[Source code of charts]
* START *
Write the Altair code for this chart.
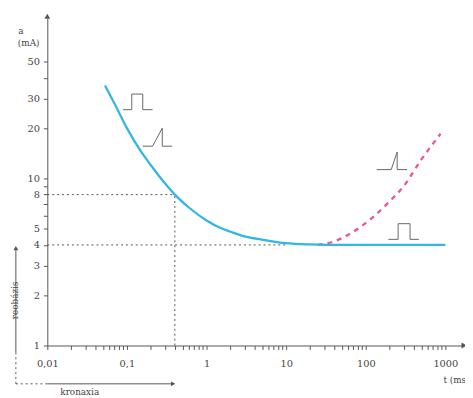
import altair as alt
import pandas as pd

# ---- data ----
t_rect = [0.053, 0.07, 0.1, 0.15, 0.2, 0.3, 0.4, 0.6, 1, 1.5, 2, 3, 5, 8, 10, 20, 50, 100, 300, 1000]
a_rect = [36, 28, 20, 14.5, 12, 9.35, 8, 6.7, 5.6, 5.05, 4.8, 4.5, 4.3, 4.15, 4.1, 4.03, 4, 4, 4, 4]

t_ramp = [25, 40, 70, 120, 200, 300, 500, 870]
a_ramp = [4, 4.2, 4.8, 5.8, 7.3, 9, 13, 18.5]

chronaxie = 0.4
rheobase = 4
double_rheobase = 8
t_start = 0.01
t_flat = 10

x_label_values = [0.01, 0.1, 1, 10, 100, 1000]
x_label_texts = ["0,01", "0,1", "1", "10", "100", "1000"]
y_tick_values = [1, 2, 3, 4, 5, 6, 7, 8, 9, 10, 20, 30, 40, 50]
y_label_values = [1, 2, 3, 4, 5, 8, 10, 20, 30, 50]

# pulse-shape icons (data coordinates)
sq1_t = [0.089, 0.115, 0.115, 0.158, 0.158, 0.21]
sq1_a = [25.8, 25.8, 32, 32, 25.8, 25.8]
rp1_t = [0.158, 0.21, 0.278, 0.278, 0.37]
rp1_a = [15.6, 15.6, 20, 15.6, 15.6]
rp2_t = [137, 209, 248, 248, 330]
rp2_a = [11.3, 11.3, 14.4, 11.3, 11.3]
sq2_t = [192, 255, 255, 360, 360, 465]
sq2_a = [4.32, 4.32, 5.36, 5.36, 4.32, 4.32]

FONT = "DejaVu Serif"
AX = "#555555"
TXT = "#444444"

x_ticks = [round(m * 10.0 ** e, 4) for e in range(-2, 4) for m in range(1, 10) if m * 10.0 ** e <= 1000]

def label_expr(values, texts):
    expr = "''"
    for v, s in reversed(list(zip(values, texts))):
        expr = f"datum.value == {v} ? '{s}' : ({expr})"
    return expr

xscale = alt.Scale(type="log", domain=[0.01, 1620], nice=False)
yscale = alt.Scale(type="log", domain=[1, 91], nice=False)

axis_common = dict(grid=False, title=None, domainColor=AX, tickColor=AX, tickSize=4,
                   labelFont=FONT, labelFontSize=10, labelColor=TXT, labelOverlap=False,
                   labelFlush=False)

xaxis = alt.Axis(values=x_ticks, labelExpr=label_expr(x_label_values, x_label_texts),
                 labelPadding=9, **axis_common)
yaxis = alt.Axis(values=y_tick_values,
                 labelExpr=label_expr(y_label_values, [str(v) for v in y_label_values]),
                 labelPadding=4, **axis_common)

df_rect = pd.DataFrame({"t": t_rect, "a": a_rect})
df_ramp = pd.DataFrame({"t": t_ramp, "a": a_ramp})

rect_line = alt.Chart(df_rect).mark_line(color="#33b5e6", strokeWidth=2.3, interpolate="monotone").encode(
    x=alt.X("t:Q", scale=xscale, axis=xaxis),
    y=alt.Y("a:Q", scale=yscale, axis=yaxis),
)
ramp_line = alt.Chart(df_ramp).mark_line(color="#e8559a", strokeWidth=2.3, strokeDash=[5, 5],
                                         interpolate="monotone").encode(
    x=alt.X("t:Q", scale=xscale), y=alt.Y("a:Q", scale=yscale))

# dotted guides
guides = pd.DataFrame({
    "t1": [t_start, chronaxie, t_start],
    "t2": [chronaxie, chronaxie, t_flat],
    "a1": [double_rheobase, 1, rheobase],
    "a2": [double_rheobase, double_rheobase, rheobase],
})
guide_rules = alt.Chart(guides).mark_rule(color=AX, strokeWidth=1, strokeDash=[2, 3]).encode(
    x=alt.X("t1:Q", scale=xscale), x2="t2:Q",
    y=alt.Y("a1:Q", scale=yscale), y2="a2:Q")

icon_rows = []
for name, ts, as_ in [("sq1", sq1_t, sq1_a), ("rp1", rp1_t, rp1_a), ("rp2", rp2_t, rp2_a), ("sq2", sq2_t, sq2_a)]:
    for i, (tt, aa) in enumerate(zip(ts, as_)):
        icon_rows.append({"icon": name, "i": i, "t": tt, "a": aa})
icons = alt.Chart(pd.DataFrame(icon_rows)).mark_line(color="#666666", strokeWidth=1).encode(
    x=alt.X("t:Q", scale=xscale), y=alt.Y("a:Q", scale=yscale),
    detail="icon:N", order="i:Q")

one = pd.DataFrame({"k": [0]})

def rule(x, x2, y, y2, dash=None):
    kw = dict(color=AX, strokeWidth=1)
    if dash:
        kw["strokeDash"] = dash
    return alt.Chart(one).mark_rule(**kw).encode(
        x=alt.value(x), x2=alt.value(x2), y=alt.value(y), y2=alt.value(y2))

def arrow(shape, x, y, size=35):
    return alt.Chart(one).mark_point(shape=shape, filled=True, size=size, color=AX, opacity=1).encode(
        x=alt.value(x), y=alt.value(y))

def text(s, x, y, angle=0, align="center", baseline="middle", size=10):
    kw = dict(font=FONT, fontSize=size, color=TXT, align=align, baseline=baseline, text=s)
    if angle:
        kw["angle"] = angle
    return alt.Chart(one).mark_text(**kw).encode(x=alt.value(x), y=alt.value(y))

deco = [
    arrow("triangle-up", 0, -2),
    arrow("triangle-right", 424, 333),
    rule(-32, -32, 236, 340),
    rule(-32, -32, 340, 372, [2, 3]),
    rule(-32, 0, 372, 372, [2, 3]),
    rule(0, 126, 372, 372),
    arrow("triangle-up", -32, 234, 25),
    arrow("triangle-right", 128, 372, 25),
    text("a", -27, 13, size=9),
    text("(mA)", -19, 25, size=9),
    text("t (ms)", 403, 368, align="left", size=9),
    text("reobázis", -33, 287, angle=270, size=9),
    text("kronaxia", 33, 376, baseline="top", size=9),
]

chart = alt.layer(guide_rules, icons, ramp_line, rect_line, *deco).properties(
    width=422, height=333,
    padding={"left": 40, "top": 7, "right": 3, "bottom": 50},
    autosize=alt.AutoSizeParams(type="none"),
).configure_view(stroke=None)

chart.save("out.html", embed_options={"renderer": "svg", "actions": False})
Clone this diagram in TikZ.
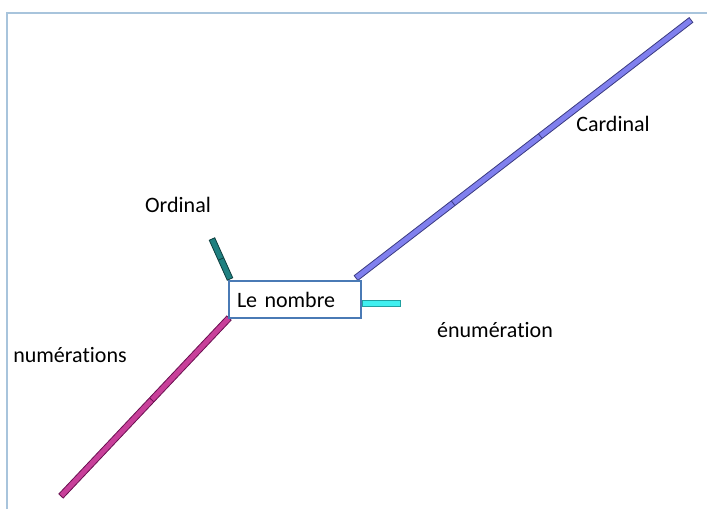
\documentclass[tikz,border=0pt]{standalone}
\usepackage{fontspec}
\setmainfont[Ligatures=NoCommon]{Carlito}
\usetikzlibrary{calc}
\definecolor{framec}{HTML}{A8C4DC}
\definecolor{boxc}{HTML}{4A7AB5}
\definecolor{cardf}{HTML}{8080EE}
\definecolor{cardd}{HTML}{3A3A80}
\definecolor{ordf}{HTML}{1F8080}
\definecolor{ordd}{HTML}{0F3F3F}
\definecolor{numf}{HTML}{C8409A}
\definecolor{numd}{HTML}{6A1050}
\definecolor{enuf}{HTML}{40F0F0}
\definecolor{enud}{HTML}{20A0A0}
\newcommand\branchbar[4]{% start, end, fill, draw
  \draw[fill=#3, draw=#4, line width=0.8pt]
    ($(#1)!3pt!90:(#2)$) -- ($(#2)!3pt!-90:(#1)$) -- ($(#2)!3pt!90:(#1)$) -- ($(#1)!3pt!-90:(#2)$) -- cycle;}
\newcommand\barmark[4]{% start, end, fraction, draw
  \draw[draw=#4, line width=0.8pt]
    ($($(#1)!#3!(#2)$)!3pt!90:(#2)$) -- ($($(#1)!#3!(#2)$)!3pt!-90:(#2)$);}
\tikzset{
  lbl/.style={font=\fontsize{22}{26}\selectfont, inner sep=0pt},
  mainbox/.style={draw=boxc, line width=2pt, fill=white, minimum width=132pt, minimum height=37pt,
    text width=116pt, inner xsep=8pt, align=left, font=\fontsize{22}{26}\selectfont}
}
\begin{document}
\begin{tikzpicture}[x=1pt,y=-1pt]
\useasboundingbox (0,0) rectangle (707,509);
\draw[framec, line width=1.2pt] (7,509) -- (7,13) -- (707,13);
% branch end points
\coordinate (cardE) at (691,20);
\coordinate (ordE) at (212,239);
\coordinate (numE) at (61,496);
\coordinate (cardS) at (356,278);
\coordinate (ordS) at (230,279);
\coordinate (numS) at (229,318);
% branches
\branchbar{cardS}{cardE}{cardf}{cardd}
\barmark{cardS}{cardE}{0.29}{cardd}
\barmark{cardS}{cardE}{0.55}{cardd}
\branchbar{ordS}{ordE}{ordf}{ordd}
\barmark{ordS}{ordE}{0.5}{ordd}
\branchbar{numS}{numE}{numf}{numd}
\barmark{numS}{numE}{0.46}{numd}
% main node
\node[mainbox] (nb) at (295,299.5) {Le nombre};
\coordinate (enuS) at ($(nb.east)+(0,4)$);
\coordinate (enuE) at ($(nb.east)+(38,4)$);
\branchbar{enuS}{enuE}{enuf}{enud}
% labels
\node[lbl] (ord) at (178,205) {Ordinal};
\node[lbl] (card) at (613,124) {Cardinal};
\node[lbl] (enu) at (495,330) {énumération};
\node[lbl] (num) at (70,355) {numérations};
\end{tikzpicture}
\end{document}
* END *
STATED EXERCISE: Begin at the first line of the material and copy each line exactly through the one containing "4.03, 4, 4, 4, 4]". Omit pictures.

EXERCISE OUTPUT:
Write the Altair code for this chart.
import altair as alt
import pandas as pd

# ---- data ----
t_rect = [0.053, 0.07, 0.1, 0.15, 0.2, 0.3, 0.4, 0.6, 1, 1.5, 2, 3, 5, 8, 10, 20, 50, 100, 300, 1000]
a_rect = [36, 28, 20, 14.5, 12, 9.35, 8, 6.7, 5.6, 5.05, 4.8, 4.5, 4.3, 4.15, 4.1, 4.03, 4, 4, 4, 4]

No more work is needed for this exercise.